Жогин наклонил голову и кинулся на Павла Сергеевича, но тот коротко и инстинктивно, защищаясь и обороняясь, взмахнул маятниковым рычагом на подшипниках и обрушил его на темя Жогина. Жогин коротко охнул и уткнулся лицом в ящик с железом. Павел Сергеевич отбросил в сторону окровавленный рычаг, схватил распределительный вал с прилавка, в два стремительных шага приблизился к оцепеневшему Урвачёву и ударил его по руке чуть пониже плеча. Урвачёв взвыл, оскалил верхние зубы, схватился за треснувшую кость и, ссутулившись, кинулся вглубь подсобки. Павел Сергеевич метнулся следом, дотянулся и огрел его в дверях косым ударом в беззащитный затылок.

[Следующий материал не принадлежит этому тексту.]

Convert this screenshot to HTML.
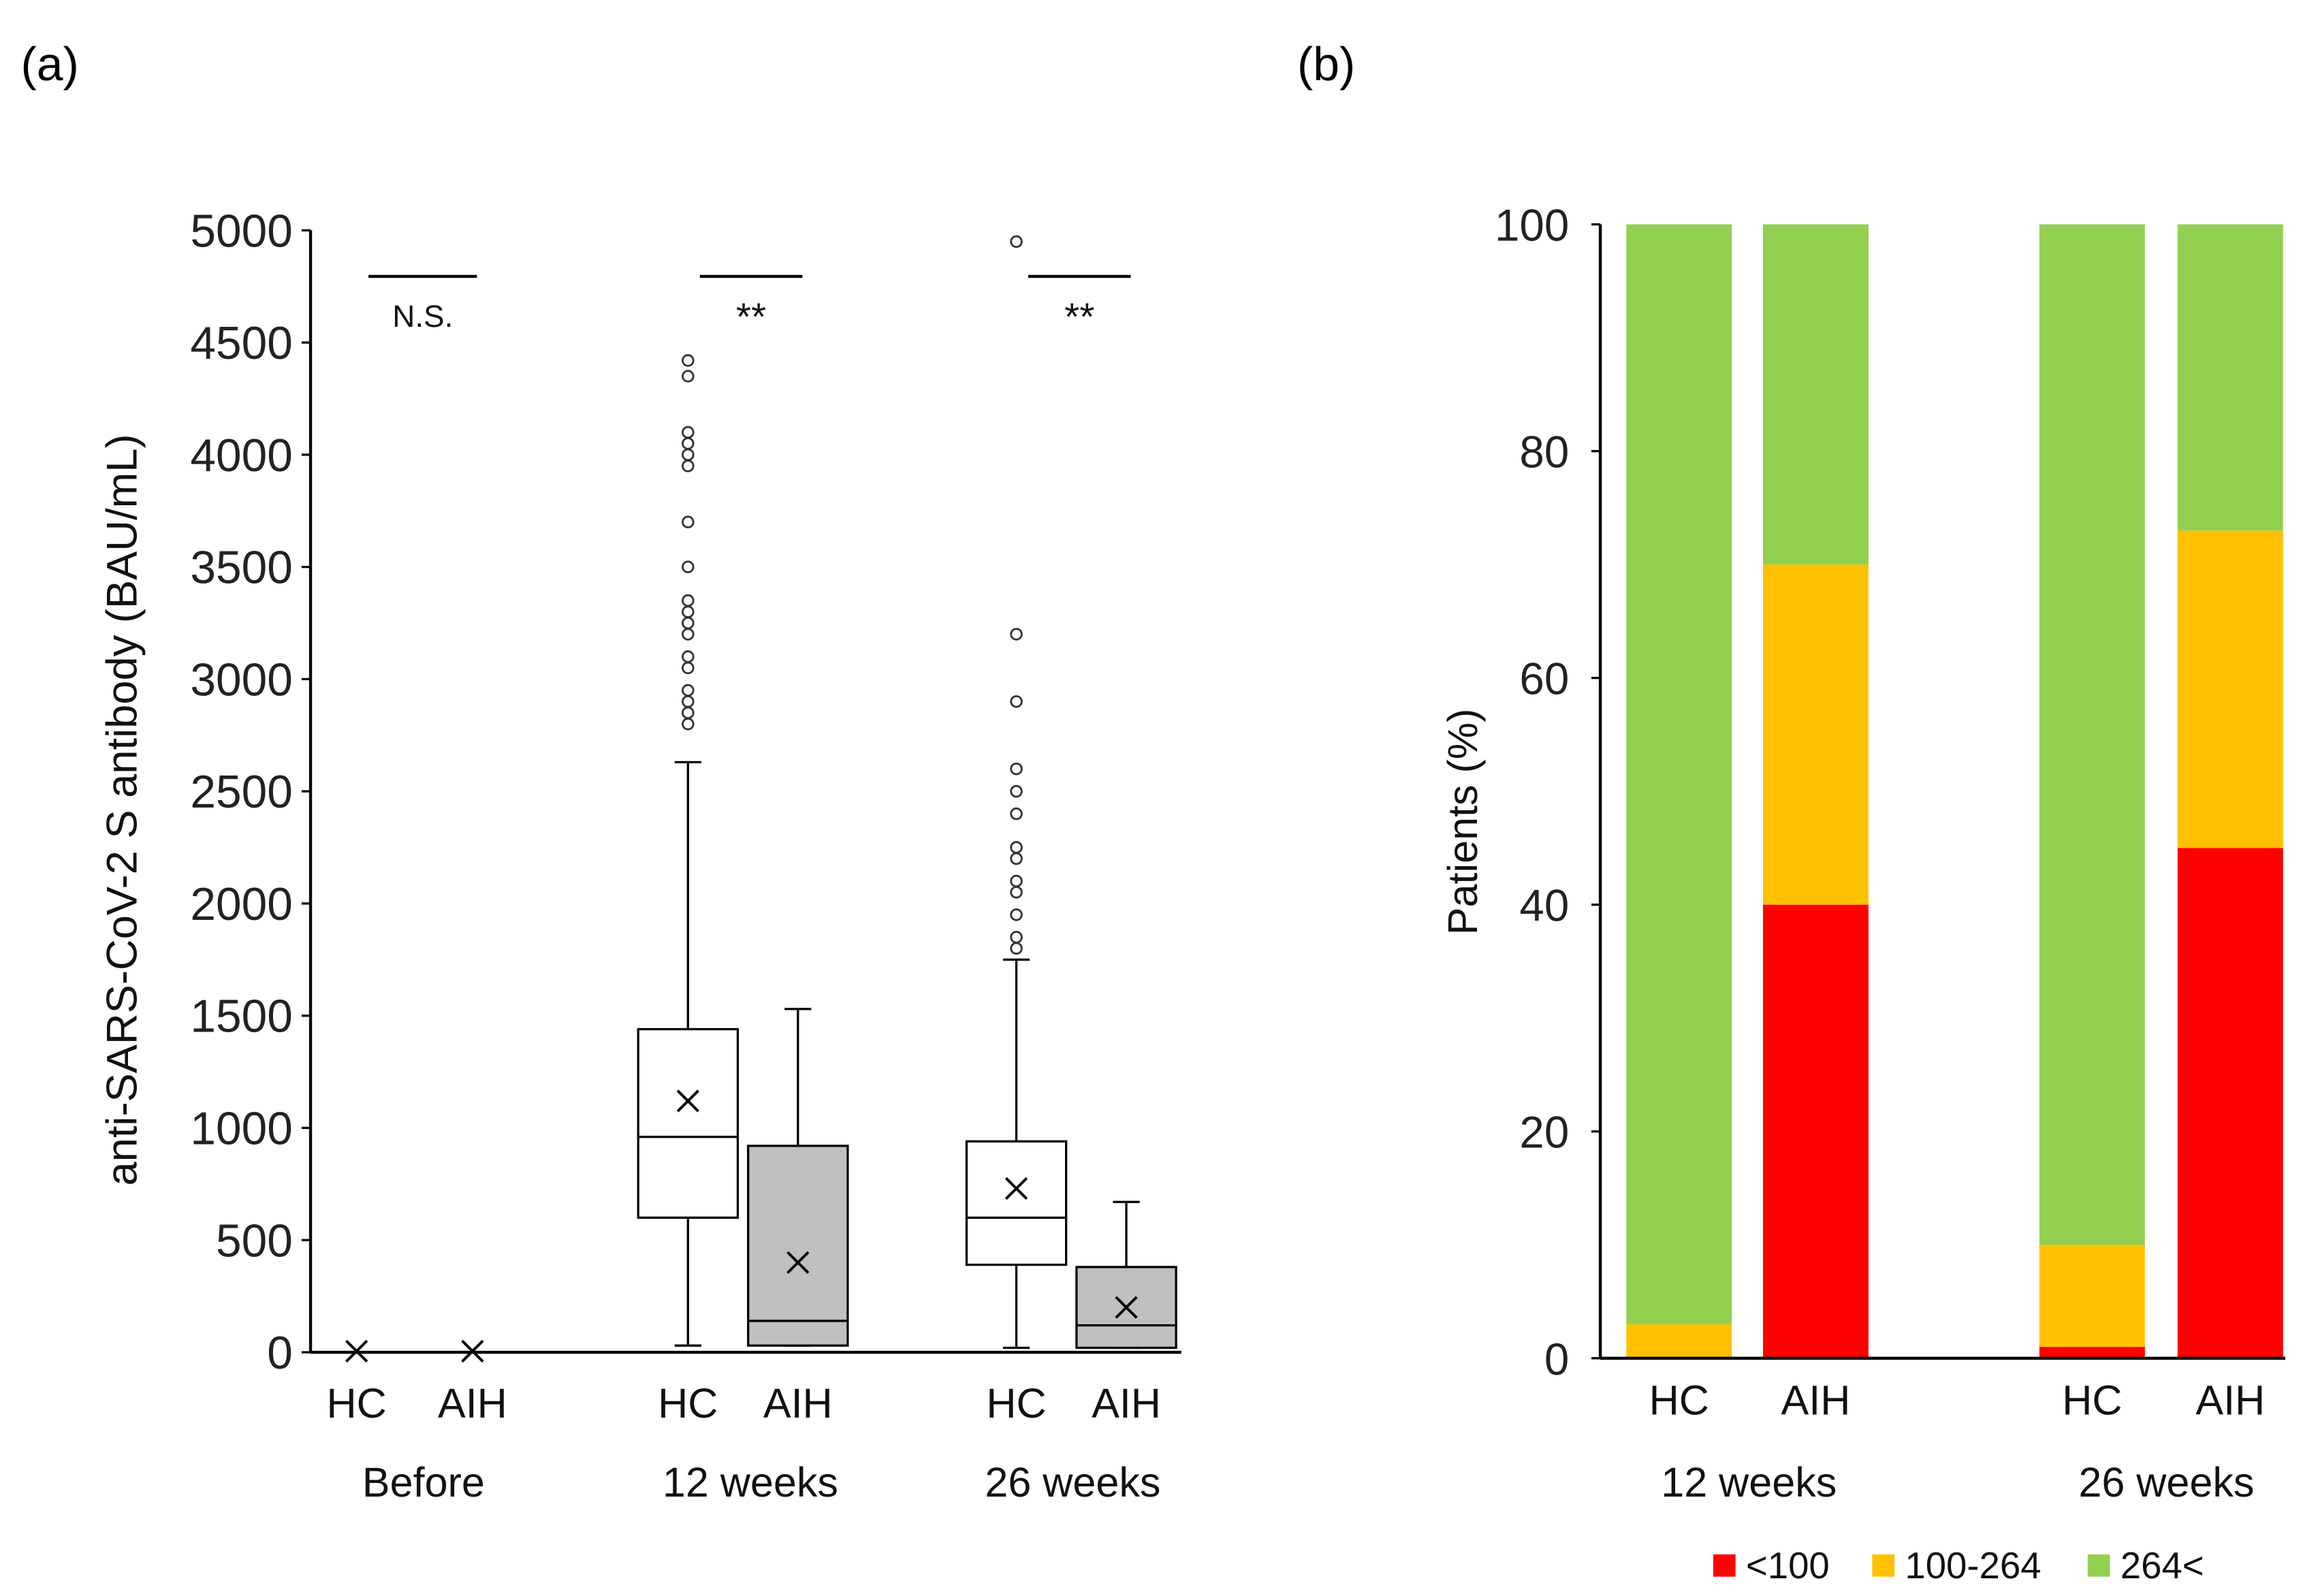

В течение каких-нибудь десяти секунд два живых человека превратились в два неподвижных остывающих трупа.
Павел Сергеевич выронил из рук распределительный вал, вернулся к своему портфелю, и тут вероятно, понял наконец, что же он натворил. Он оглянулся на поверженных врагов, сморщил свой нос, как будто собирался чихнуть или заплакать, обхватил голову руками и медленно опустился на корточки.
В это время сзади налетел на него охмелевший от увиденного продавец из соседней палатки, ударил сбоку кулаком в висок и навалился всем телом, дыша тяжко и горячо.
 Еще несколько человек набежало и тоже навалилось на Павла Сергеевича, опрокинуло его на пыльную землю, пахнущую мазутом, он получил десяток тупых торопливых ударов под рёбра и в живот.
Потом его подняли под мышки, поставили на ноги, скрутили руки за спиной и повели, пиная и торжествуя, к милицейскому посту у входа на рынок.
А Жогин и Урвачеёв продолжали лежать с проломленными головами, неподвижные зрачки их постепенно густели и тускнели, теряя последние искры живого блеска...
Ворона Кара сидела, свесив голову и дыша сквозь открытый клюв, равнодушно наблюдала за людской суетою.
Июньский вечер был по-прежнему жёлт, пылен и тревожен, и по-прежнему казалось, что в стоячем неподвижном воздухе над головой слышится сухой звон и треск, какой бывает под линиями высокого напряжения.